Germany plans for more
‘boots on foreign soil’
 
BY BRIAN WILLIAMS  
After more than 50 years, the German government is ending compulsory military service. Like the armed forces in the United States and other imperialist countries, the German army is being transformed into a smaller, more efficient professional fighting force.

In early January the last batch of some 12,000 draftees were called up for their obligatory six-month stint in the military. From now on those joining Germany’s army will be volunteers, with conscription ending entirely July 1.

The government’s plan is to reduce the size of the armed forces from about 240,000 soldiers, mostly stationed within the country, to a professional army of 185,000 that’s more adept at conducting special operations abroad. The German defense ministry projects 7,000 to 15,000 volunteers will sign up each year, compared with what has been about 28,500 draftees. Volunteers will commit to a longer period of time in the military, ranging from 12 to 23 months.

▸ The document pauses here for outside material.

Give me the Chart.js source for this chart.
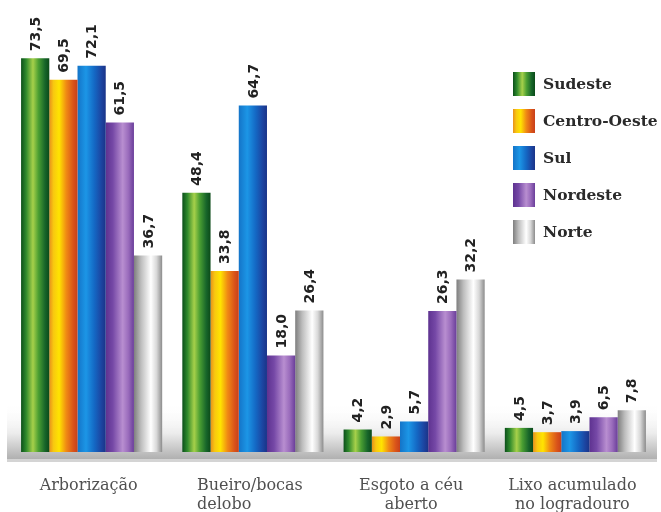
<!DOCTYPE html>
<html>
<head>
<meta charset="utf-8">
<script src="https://cdn.jsdelivr.net/npm/chart.js@4"></script>
<style>
  html, body { margin: 0; padding: 0; background: #ffffff; }
  #wrap { width: 661px; height: 512px; }
</style>
</head>
<body>
<div id="wrap"><canvas id="c" width="661" height="512"></canvas></div>
<script>
// Categories (multi-line axis labels)
const categories = [
  ['Arborização'],
  ['Bueiro/bocas', 'delobo'],
  ['Esgoto a céu', 'aberto'],
  ['Lixo acumulado', 'no logradouro']
];

// Region names
const regions = ['Sudeste', 'Centro-Oeste', 'Sul', 'Nordeste', 'Norte'];

// Values (%) per region
const sudeste     = [73.5, 48.4, 4.2, 4.5];
const centroOeste = [69.5, 33.8, 2.9, 3.7];
const sul         = [72.1, 64.7, 5.7, 3.9];
const nordeste    = [61.5, 18.0, 26.3, 6.5];
const norte       = [36.7, 26.4, 32.2, 7.8];

const seriesValues = [sudeste, centroOeste, sul, nordeste, norte];

// Line alignment of each category label block
const labelAlign = ['center', 'left', 'center', 'center'];

// Horizontal "cylinder" gradients for each region
const gradientStops = [
  [[0, '#0b4f1a'], [0.18, '#2f8a2c'], [0.42, '#a6d04a'], [0.62, '#4a9e32'], [0.85, '#17652a'], [1, '#0b4a18']],
  [[0, '#e8901c'], [0.15, '#f8c810'], [0.35, '#ffe400'], [0.6, '#f08a14'], [0.85, '#d9531a'], [1, '#c8401a']],
  [[0, '#1474c8'], [0.3, '#1c96e6'], [0.6, '#1468c4'], [0.85, '#1c44a0'], [1, '#1a3488']],
  [[0, '#5e3290'], [0.25, '#7548a6'], [0.6, '#b88ed0'], [0.8, '#9a6cbc'], [1, '#6a3e9a']],
  [[0, '#7e7e7e'], [0.25, '#bdbdbd'], [0.6, '#ffffff'], [0.8, '#d8d8d8'], [1, '#8c8c8c']]
];
const fallbackColors = ['#2f8a2c', '#f5a623', '#1a7fd6', '#8a5ab8', '#c8c8c8'];

const CAT_PCT = 0.875;

function makeGradient(ctx2d, left, width, stops) {
  const g = ctx2d.createLinearGradient(left, 0, left + width, 0);
  stops.forEach(([p, c]) => g.addColorStop(p, c));
  return g;
}

function barFill(context) {
  const chart = context.chart;
  const ds = context.datasetIndex;
  const xs = chart.scales && chart.scales.x;
  if (!xs || !chart.chartArea || context.dataIndex === undefined) return fallbackColors[ds];
  const n = chart.data.datasets.length;
  const center = xs.getPixelForValue(context.dataIndex);
  const catW = xs.width / chart.data.labels.length;
  const groupW = catW * CAT_PCT;
  const barW = groupW / n;
  const left = center - groupW / 2 + ds * barW;
  return makeGradient(chart.ctx, left, barW, gradientStops[ds]);
}

// Shaded floor under the bars
const floorPlugin = {
  id: 'floor',
  beforeDatasetsDraw(chart) {
    const { ctx } = chart;
    const base = chart.scales.y.getPixelForValue(0);
    const x0 = 7, x1 = 657;
    ctx.save();
    const g = ctx.createLinearGradient(0, base - 50, 0, base + 7);
    g.addColorStop(0, 'rgba(255,255,255,0)');
    g.addColorStop(0.55, '#ececec');
    g.addColorStop(1, '#b0b0b0');
    ctx.fillStyle = g;
    ctx.fillRect(x0, base - 50, x1 - x0, 57);
    ctx.fillStyle = '#d4d4d4';
    ctx.fillRect(x0, base + 7, x1 - x0, 3);
    ctx.restore();
  }
};

// Rotated value labels above each bar
const valueLabels = {
  id: 'valueLabels',
  afterDatasetsDraw(chart) {
    const { ctx } = chart;
    ctx.save();
    ctx.font = 'bold 14px "DejaVu Sans"';
    ctx.fillStyle = '#222222';
    ctx.textAlign = 'left';
    ctx.textBaseline = 'middle';
    chart.data.datasets.forEach((ds, di) => {
      const meta = chart.getDatasetMeta(di);
      meta.data.forEach((el, i) => {
        const v = ds.data[i];
        ctx.save();
        ctx.translate(el.x, el.y - 7);
        ctx.rotate(-Math.PI / 2);
        ctx.fillText(v.toFixed(1).replace('.', ','), 0, 1);
        ctx.restore();
      });
    });
    ctx.restore();
  }
};

// Category labels under the floor
const categoryLabels = {
  id: 'categoryLabels',
  afterDraw(chart) {
    const { ctx } = chart;
    const xs = chart.scales.x;
    const base = chart.scales.y.getPixelForValue(0);
    ctx.save();
    ctx.font = '16px "DejaVu Serif"';
    ctx.fillStyle = '#505050';
    ctx.textBaseline = 'middle';
    chart.data.labels.forEach((lines, i) => {
      const cx = xs.getPixelForValue(i) - 3;
      const widest = Math.max(...lines.map(l => ctx.measureText(l).width));
      lines.forEach((line, k) => {
        const y = base + 34 + k * 19;
        if (labelAlign[i] === 'left') {
          ctx.textAlign = 'left';
          ctx.fillText(line, cx - widest / 2, y);
        } else {
          ctx.textAlign = 'center';
          ctx.fillText(line, cx, y);
        }
      });
    });
    ctx.restore();
  }
};

// Legend with gradient swatches
const sideLegend = {
  id: 'sideLegend',
  afterDraw(chart) {
    const { ctx } = chart;
    const sx = 513, sw = 22, sh = 24, top = 72, step = 37;
    ctx.save();
    ctx.font = 'bold 15.5px "DejaVu Serif"';
    ctx.textAlign = 'left';
    ctx.textBaseline = 'middle';
    chart.data.datasets.forEach((ds, i) => {
      const y = top + i * step;
      ctx.fillStyle = makeGradient(ctx, sx, sw, gradientStops[i]);
      ctx.fillRect(sx, y, sw, sh);
      ctx.fillStyle = '#2a2a2a';
      ctx.fillText(ds.label, 543, y + sh / 2 + 1);
    });
    ctx.restore();
  }
};

const datasets = regions.map((name, i) => ({
  label: name,
  data: seriesValues[i],
  backgroundColor: barFill,
  borderWidth: 0,
  barPercentage: 1,
  categoryPercentage: CAT_PCT
}));

new Chart(document.getElementById('c'), {
  type: 'bar',
  data: { labels: categories, datasets },
  options: {
    responsive: false,
    animation: false,
    layout: { padding: { left: 11, right: 5, top: 2, bottom: 0 } },
    plugins: { legend: { display: false }, tooltip: { enabled: false } },
    scales: {
      x: {
        grid: { display: false, drawTicks: false },
        border: { display: false },
        ticks: { display: false },
        afterFit(scale) { scale.height = 60; }
      },
      y: {
        display: false,
        min: 0,
        max: 84
      }
    }
  },
  plugins: [floorPlugin, valueLabels, categoryLabels, sideLegend]
});
</script>
</body>
</html>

The decision to end conscription comes as the number of those drafted over the past decade has declined, and the length of conscription reduced. Potential recruits rejected for health reasons have skyrocketed, with almost 43 percent turned away in 2009, according to Spiegel online. The German government will still collect names of citizens of military age in case the draft is restarted.

“The young recruits are of little use to the modern German military, which focuses on NATO and United Nations operations overseas,” wrote Spiegel.

Germany’s military was reorganized after its defeat in World War II. Compulsory conscription was written into the country’s constitution. The reconstructed imperialist army was organized on the premise that there would be “no German boots on foreign soil.” But all this has changed with German troops increasingly intervening abroad—particularly in the NATO-led operation in the Balkans in the 1990s and in Afghanistan today.

“We can’t say, as we did before, that nobody wants German boots on their territory,” Hellmut Koenigshaus, defense commissioner of the German parliament, told BBC. Just supplying money as was done in the past is not enough, he argued.

Operating under U.S. and UN command, the German government currently has the third-largest military force in Afghanistan. Its nearly 4,900 troops are stationed primarily in the northern part of the country. Government ministers on January 12 endorsed Chancellor Angela Merkel’s call for extending the mission for at least the next year.